The green area is the Przeworsk culture in the first half of the 3rd century. The red area is the extent of the Wielbark culture, the yellow area is a Baltic culture (Yotvingian?), and the pink area is the Dębczyn culture. The dark blue area is the Roman Empire
The expansion of the Germanic tribes 750 BC – AD 1 (after the Penguin Atlas of World History 1988):       Settlements before 750 BC       New settlements by 500 BC       New settlements by 250 BC       New settlements by AD 1

The Przeworsk culture is part of an Iron Age archaeological complex that dates from the 2nd century BC to the 4th century. It was located in what is now central and southern Poland and parts of eastern Slovakia and Carpathian Ruthenia ranging between the Oder and the middle and upper Vistula Rivers into the headwaters of the Dniester and Tisza Rivers. It takes its name from the village near the town Przeworsk where the first artefacts were found.

The immediately preceding Pomeranian culture occupied this same area. To the east, in what is now northern part of Ukraine and southern Belarus, was the Zarubintsy culture, to which it is linked as a larger archaeological complex. In the east and to the north of the Zarubintsy culture was the Chernoles culture, which is usually identified as a very early Slavic community, representing a stage near to Proto-Slavic.

At its northeastern edge, the Goths developed the Wielbark culture along the lower and middle Vistula.

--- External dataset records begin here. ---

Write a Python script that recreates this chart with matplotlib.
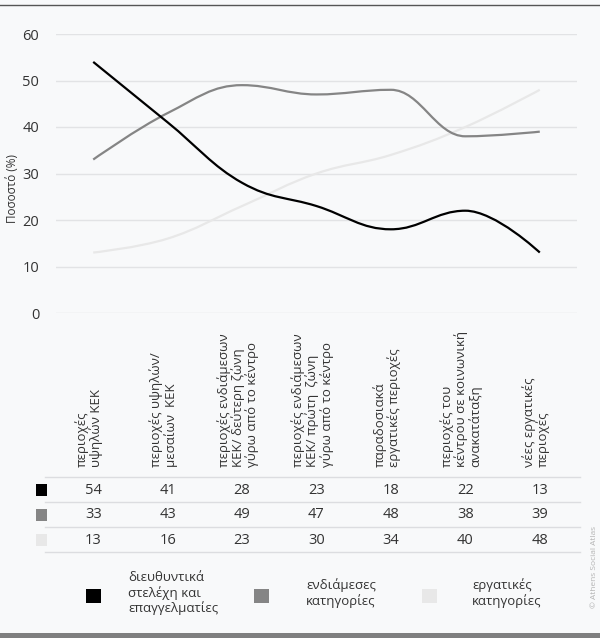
import numpy as np
import matplotlib
matplotlib.use('Agg')
import matplotlib.pyplot as plt
import matplotlib.transforms as mtransforms
from matplotlib.path import Path
from matplotlib.patches import PathPatch, Rectangle
from matplotlib.lines import Line2D

plt.rcParams['font.family'] = ['Open Sans', 'DejaVu Sans']

# data
categories = [
    'περιοχές\nυψηλών ΚΕΚ',
    'περιοχές υψηλών/\nμεσαίων  ΚΕΚ',
    'περιοχές ενδιάμεσων\nΚΕΚ/ δεύτερη ζώνη\nγύρω από το κέντρο',
    'περιοχές ενδιάμεσων\nΚΕΚ/ πρώτη  ζώνη\nγύρω από το κέντρο',
    'παραδοσιακά\nεργατικές περιοχές',
    'περιοχές του\nκέντρου σε κοινωνική\nανακατάταξη',
    'νέες εργατικές\nπεριοχές',
]
managers = [54, 41, 28, 23, 18, 22, 13]
intermediate = [33, 43, 49, 47, 48, 38, 39]
workers = [13, 16, 23, 30, 34, 40, 48]
series_names = ['διευθυντικά\nστελέχη και\nεπαγγελματίες',
                'ενδιάμεσες\nκατηγορίες',
                'εργατικές\nκατηγορίες']
series = [managers, intermediate, workers]
colors = ['#000000', '#858585', '#e8e8e8']
yticks = [0, 10, 20, 30, 40, 50, 60]

W, H = 600, 638
bg = '#f8f9fa'


def fy(py):
    return 1 - py / H


def spline_path(xs, ys, smoothing=1.5):
    # highcharts-like spline through the points
    n = len(xs)
    lc = [None] * n
    rc = [None] * n
    for i in range(n):
        if 0 < i < n - 1:
            px, py = xs[i], ys[i]
            lx, ly = xs[i - 1], ys[i - 1]
            nx, ny = xs[i + 1], ys[i + 1]
            d = smoothing + 1
            lcx = (smoothing * px + lx) / d
            lcy = (smoothing * py + ly) / d
            rcx = (smoothing * px + nx) / d
            rcy = (smoothing * py + ny) / d
            corr = (rcy - lcy) * (rcx - px) / (rcx - lcx) + py - rcy
            lcy += corr
            rcy += corr
            if lcy > ly and lcy > py:
                lcy = max(ly, py)
                rcy = 2 * py - lcy
            elif lcy < ly and lcy < py:
                lcy = min(ly, py)
                rcy = 2 * py - lcy
            if rcy > ny and rcy > py:
                rcy = max(ny, py)
                lcy = 2 * py - rcy
            elif rcy < ny and rcy < py:
                rcy = min(ny, py)
                lcy = 2 * py - rcy
            lc[i] = (lcx, lcy)
            rc[i] = (rcx, rcy)
        else:
            lc[i] = (xs[i], ys[i])
            rc[i] = (xs[i], ys[i])
    verts = [(xs[0], ys[0])]
    codes = [Path.MOVETO]
    for i in range(1, n):
        verts += [rc[i - 1], lc[i], (xs[i], ys[i])]
        codes += [Path.CURVE4] * 3
    return Path(verts, codes)


fig = plt.figure(figsize=(W / 100, H / 100), dpi=100, facecolor=bg)
ax = fig.add_axes([56 / W, fy(313), (577 - 56) / W, (313 - 34) / H])
ax.set_facecolor(bg)

x = np.arange(len(categories))
# draw lightest first so darker lines sit on top
for vals, col in list(zip(series, colors))[::-1]:
    ax.add_patch(PathPatch(spline_path(x, vals), fill=False, edgecolor=col,
                           lw=1.6, capstyle='butt', joinstyle='round'))

ax.set_xlim(-0.5, len(categories) - 0.5)
ax.set_ylim(0, 60)
ax.set_yticks(yticks)
ax.set_xticks([])
ax.grid(axis='y', color='#e2e3e5', lw=1)
ax.set_axisbelow(True)
for s in ax.spines.values():
    s.set_visible(False)
ax.tick_params(axis='y', length=0, pad=12, labelsize=10.5, labelcolor='#333333')

fig.text(13 / W, fy(189), 'Ποσοστό (%)', rotation=90, ha='center', va='center',
         fontsize=8.5, color='#333333')

# category labels (table header)
blend = mtransforms.blended_transform_factory(ax.transData, fig.transFigure)
lab_tr = blend + mtransforms.ScaledTranslation(-4 / 100, 0, fig.dpi_scale_trans)
for i, c in enumerate(categories):
    fig.text(i, fy(467), c, transform=lab_tr, rotation=90, ha='center', va='bottom',
             multialignment='left', fontsize=9.5, linespacing=1.05, color='#333333')

# data table
row_lines = [477, 502, 527, 552]
row_centers = [490, 515, 540]
for py in row_lines:
    fig.add_artist(Line2D([45 / W, 580 / W], [fy(py), fy(py)], color='#dcdde0', lw=1))
for r, (vals, col) in enumerate(zip(series, colors)):
    fig.add_artist(Rectangle((36 / W, fy(row_centers[r] + 6)), 11 / W, 12 / H,
                             facecolor=col, edgecolor='none', transform=fig.transFigure))
    for i, v in enumerate(vals):
        fig.text(i, fy(row_centers[r]), str(v), transform=blend, ha='center', va='center',
                 fontsize=10.5, color='#333333')

# legend
leg_sq = [86, 254, 422]
leg_tx = [128, 306, 472]
for name, col, sx, tx in zip(series_names, colors, leg_sq, leg_tx):
    fig.add_artist(Rectangle((sx / W, fy(603)), 15 / W, 14 / H, facecolor=col,
                             edgecolor='none', transform=fig.transFigure))
    fig.text(tx / W, fy(593), name, ha='left', va='center', fontsize=9.5,
             linespacing=1.17, color='#333333')

fig.text(594 / W, fy(567), '© Athens Social Atlas', rotation=90, ha='center', va='center',
         fontsize=6, color='#b4b4b4')

# frame lines
fig.add_artist(Line2D([0, 1], [fy(5), fy(5)], color='#555555', lw=1))
fig.add_artist(Rectangle((0, 0), 1, 5 / H, facecolor='#7f7f7f', edgecolor='none',
                         transform=fig.transFigure))

fig.savefig('out.png', dpi=100, facecolor=bg)
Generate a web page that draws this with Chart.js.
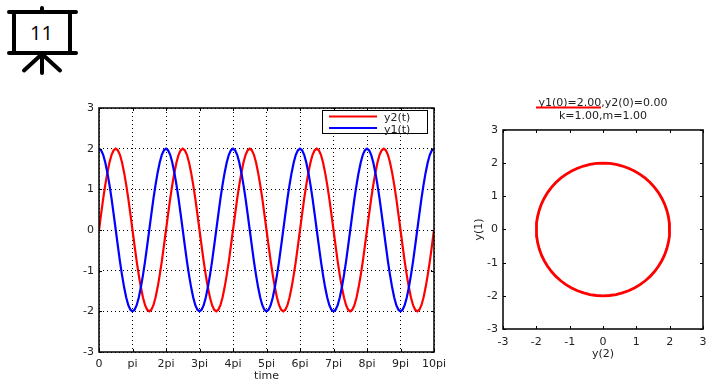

To the northeast of the Goths, there was a Baltic (and likely Baltic-speaking) culture, perhaps the Aesti.

Roman-era writers report this area as being occupied by Veneti as well as Lugians, to the South. A substantial effort has been expended in the past to characterize the latter as an early Slavic-speaking community. Modern thinking, however, leans towards assigning the culture to an association of tribes of proto-Slavic, Germanic, or Celtic origin. The early Burgundians are known to have been settled in portions of the area towards the end of this cultural period. The Veneti who were later Slavicized (see Relation between Veneti and Slavs) were found here.